== Work instructions ==
Pull out every line below holding the word "chart".

+++

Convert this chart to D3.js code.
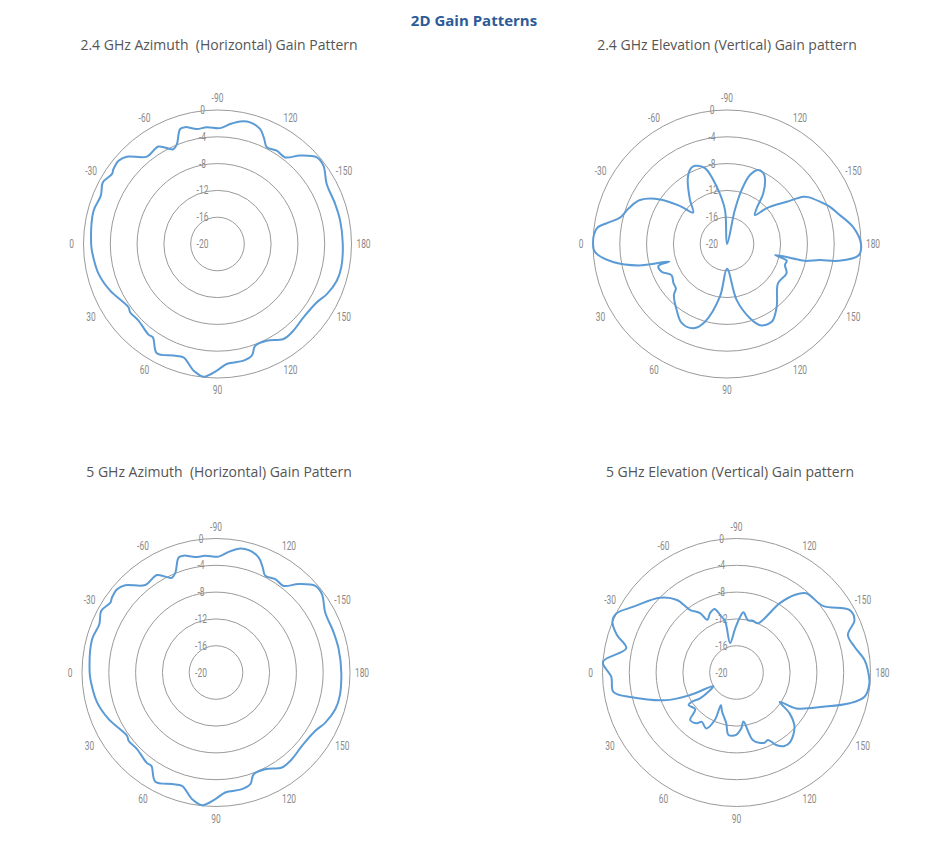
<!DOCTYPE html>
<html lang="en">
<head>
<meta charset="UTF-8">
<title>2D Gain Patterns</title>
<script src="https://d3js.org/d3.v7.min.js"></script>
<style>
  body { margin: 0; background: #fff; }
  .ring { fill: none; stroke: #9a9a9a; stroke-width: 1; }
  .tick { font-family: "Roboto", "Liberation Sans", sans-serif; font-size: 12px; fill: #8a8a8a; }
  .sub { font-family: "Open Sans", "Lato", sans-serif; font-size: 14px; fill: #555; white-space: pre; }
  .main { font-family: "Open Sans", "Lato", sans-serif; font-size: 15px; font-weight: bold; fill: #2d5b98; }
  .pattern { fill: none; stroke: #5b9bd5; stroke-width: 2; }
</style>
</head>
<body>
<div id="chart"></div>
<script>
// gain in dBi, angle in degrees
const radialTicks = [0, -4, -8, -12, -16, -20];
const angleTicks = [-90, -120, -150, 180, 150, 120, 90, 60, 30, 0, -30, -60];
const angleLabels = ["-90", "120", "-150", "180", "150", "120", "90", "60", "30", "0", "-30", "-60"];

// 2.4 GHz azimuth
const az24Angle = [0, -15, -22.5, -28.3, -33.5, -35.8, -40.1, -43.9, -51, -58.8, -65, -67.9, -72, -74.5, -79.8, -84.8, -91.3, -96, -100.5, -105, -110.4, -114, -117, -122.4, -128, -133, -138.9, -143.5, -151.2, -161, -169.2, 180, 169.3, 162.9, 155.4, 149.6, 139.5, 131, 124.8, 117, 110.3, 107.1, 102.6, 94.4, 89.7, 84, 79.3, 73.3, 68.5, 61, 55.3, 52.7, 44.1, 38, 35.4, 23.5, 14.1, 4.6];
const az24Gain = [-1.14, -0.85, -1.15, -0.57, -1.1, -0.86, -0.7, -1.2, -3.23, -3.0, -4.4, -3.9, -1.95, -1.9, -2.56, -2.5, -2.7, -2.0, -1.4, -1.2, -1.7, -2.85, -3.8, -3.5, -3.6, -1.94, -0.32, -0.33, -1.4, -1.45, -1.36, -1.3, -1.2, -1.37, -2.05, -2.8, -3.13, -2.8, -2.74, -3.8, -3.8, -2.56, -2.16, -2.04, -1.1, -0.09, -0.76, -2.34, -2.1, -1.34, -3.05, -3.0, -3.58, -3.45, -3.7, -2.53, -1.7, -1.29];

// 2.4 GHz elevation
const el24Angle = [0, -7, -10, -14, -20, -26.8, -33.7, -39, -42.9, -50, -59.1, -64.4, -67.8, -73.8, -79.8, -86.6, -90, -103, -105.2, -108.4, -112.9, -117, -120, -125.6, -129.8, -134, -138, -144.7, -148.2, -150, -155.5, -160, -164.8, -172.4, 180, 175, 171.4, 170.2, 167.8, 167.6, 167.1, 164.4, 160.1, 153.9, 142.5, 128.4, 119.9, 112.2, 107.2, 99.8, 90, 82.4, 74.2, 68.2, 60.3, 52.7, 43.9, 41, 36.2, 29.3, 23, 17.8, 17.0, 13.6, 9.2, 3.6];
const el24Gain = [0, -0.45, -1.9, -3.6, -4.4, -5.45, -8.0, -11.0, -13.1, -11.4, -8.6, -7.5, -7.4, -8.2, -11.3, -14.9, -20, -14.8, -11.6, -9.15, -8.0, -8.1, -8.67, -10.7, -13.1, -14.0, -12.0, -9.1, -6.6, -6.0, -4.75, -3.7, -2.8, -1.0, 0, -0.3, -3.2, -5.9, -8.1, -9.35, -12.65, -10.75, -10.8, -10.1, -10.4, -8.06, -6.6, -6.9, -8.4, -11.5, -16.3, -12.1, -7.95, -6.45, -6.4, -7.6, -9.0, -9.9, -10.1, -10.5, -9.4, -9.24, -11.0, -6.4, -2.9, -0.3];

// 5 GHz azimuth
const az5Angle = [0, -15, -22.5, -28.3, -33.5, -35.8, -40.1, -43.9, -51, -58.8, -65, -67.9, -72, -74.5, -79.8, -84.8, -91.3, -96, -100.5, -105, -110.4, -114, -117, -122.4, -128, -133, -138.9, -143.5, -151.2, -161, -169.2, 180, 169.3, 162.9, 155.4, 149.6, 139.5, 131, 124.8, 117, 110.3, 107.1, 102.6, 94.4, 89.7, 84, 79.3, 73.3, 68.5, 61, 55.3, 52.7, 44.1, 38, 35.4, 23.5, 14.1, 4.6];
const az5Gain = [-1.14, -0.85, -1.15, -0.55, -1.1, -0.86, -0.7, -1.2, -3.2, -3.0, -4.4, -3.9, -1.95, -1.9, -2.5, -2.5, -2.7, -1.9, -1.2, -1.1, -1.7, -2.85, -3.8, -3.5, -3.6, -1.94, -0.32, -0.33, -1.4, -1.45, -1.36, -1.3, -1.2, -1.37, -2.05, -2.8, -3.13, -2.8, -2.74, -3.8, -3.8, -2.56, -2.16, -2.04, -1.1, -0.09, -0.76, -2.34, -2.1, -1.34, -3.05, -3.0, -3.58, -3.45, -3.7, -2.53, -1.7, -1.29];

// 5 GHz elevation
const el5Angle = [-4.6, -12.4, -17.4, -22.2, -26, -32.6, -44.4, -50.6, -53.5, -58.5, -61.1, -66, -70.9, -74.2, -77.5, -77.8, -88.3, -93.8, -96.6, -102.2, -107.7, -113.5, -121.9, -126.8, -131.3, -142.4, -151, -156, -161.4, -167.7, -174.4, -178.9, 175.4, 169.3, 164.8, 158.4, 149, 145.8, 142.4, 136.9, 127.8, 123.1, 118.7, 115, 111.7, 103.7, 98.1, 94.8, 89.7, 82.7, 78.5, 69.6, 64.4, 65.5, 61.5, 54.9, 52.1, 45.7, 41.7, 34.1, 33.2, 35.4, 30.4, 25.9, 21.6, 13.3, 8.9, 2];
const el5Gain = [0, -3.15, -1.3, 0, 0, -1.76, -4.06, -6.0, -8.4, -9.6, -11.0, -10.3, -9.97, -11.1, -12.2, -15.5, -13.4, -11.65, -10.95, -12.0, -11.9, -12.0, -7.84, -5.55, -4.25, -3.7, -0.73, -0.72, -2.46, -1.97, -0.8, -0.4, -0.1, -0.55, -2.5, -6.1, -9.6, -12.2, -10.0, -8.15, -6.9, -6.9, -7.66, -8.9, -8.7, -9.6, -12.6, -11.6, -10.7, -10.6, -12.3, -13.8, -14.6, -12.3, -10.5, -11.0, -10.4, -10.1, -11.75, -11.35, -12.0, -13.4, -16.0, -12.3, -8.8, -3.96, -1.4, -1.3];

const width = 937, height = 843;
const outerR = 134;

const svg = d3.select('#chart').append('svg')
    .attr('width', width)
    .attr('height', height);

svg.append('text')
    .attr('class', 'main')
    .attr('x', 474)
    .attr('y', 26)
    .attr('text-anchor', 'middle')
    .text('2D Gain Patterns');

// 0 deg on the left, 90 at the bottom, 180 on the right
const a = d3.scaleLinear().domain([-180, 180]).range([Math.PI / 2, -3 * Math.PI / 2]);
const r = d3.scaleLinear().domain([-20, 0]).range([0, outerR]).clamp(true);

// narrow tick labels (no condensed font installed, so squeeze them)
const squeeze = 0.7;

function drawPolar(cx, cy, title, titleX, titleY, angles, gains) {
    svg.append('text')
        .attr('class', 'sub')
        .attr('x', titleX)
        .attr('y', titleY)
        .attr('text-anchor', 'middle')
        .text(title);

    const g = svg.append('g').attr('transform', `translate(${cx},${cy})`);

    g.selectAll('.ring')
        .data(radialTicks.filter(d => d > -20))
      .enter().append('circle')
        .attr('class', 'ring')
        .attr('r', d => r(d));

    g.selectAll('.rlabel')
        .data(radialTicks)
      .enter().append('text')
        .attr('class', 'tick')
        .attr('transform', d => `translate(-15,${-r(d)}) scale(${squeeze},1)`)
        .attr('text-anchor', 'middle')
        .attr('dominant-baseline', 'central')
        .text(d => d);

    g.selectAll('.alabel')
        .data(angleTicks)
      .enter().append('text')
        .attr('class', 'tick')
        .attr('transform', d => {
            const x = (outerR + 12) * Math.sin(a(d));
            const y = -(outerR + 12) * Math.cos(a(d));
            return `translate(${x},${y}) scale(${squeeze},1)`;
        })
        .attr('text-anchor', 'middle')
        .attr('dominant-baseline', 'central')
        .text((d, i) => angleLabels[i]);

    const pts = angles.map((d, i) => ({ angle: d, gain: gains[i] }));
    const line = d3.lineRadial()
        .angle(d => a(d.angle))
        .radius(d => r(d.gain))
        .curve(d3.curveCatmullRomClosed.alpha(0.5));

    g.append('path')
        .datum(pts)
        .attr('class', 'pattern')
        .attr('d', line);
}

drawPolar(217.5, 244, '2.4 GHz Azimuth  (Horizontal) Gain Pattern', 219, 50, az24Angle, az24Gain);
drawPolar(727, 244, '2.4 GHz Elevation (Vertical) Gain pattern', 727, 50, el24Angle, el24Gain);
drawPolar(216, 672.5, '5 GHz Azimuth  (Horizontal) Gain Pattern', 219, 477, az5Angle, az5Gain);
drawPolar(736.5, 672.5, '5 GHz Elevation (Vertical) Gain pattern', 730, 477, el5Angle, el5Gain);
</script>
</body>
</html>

+++

== The response ==
Convert this chart to D3.js code.
<div id="chart"></div>
const svg = d3.select('#chart').append('svg')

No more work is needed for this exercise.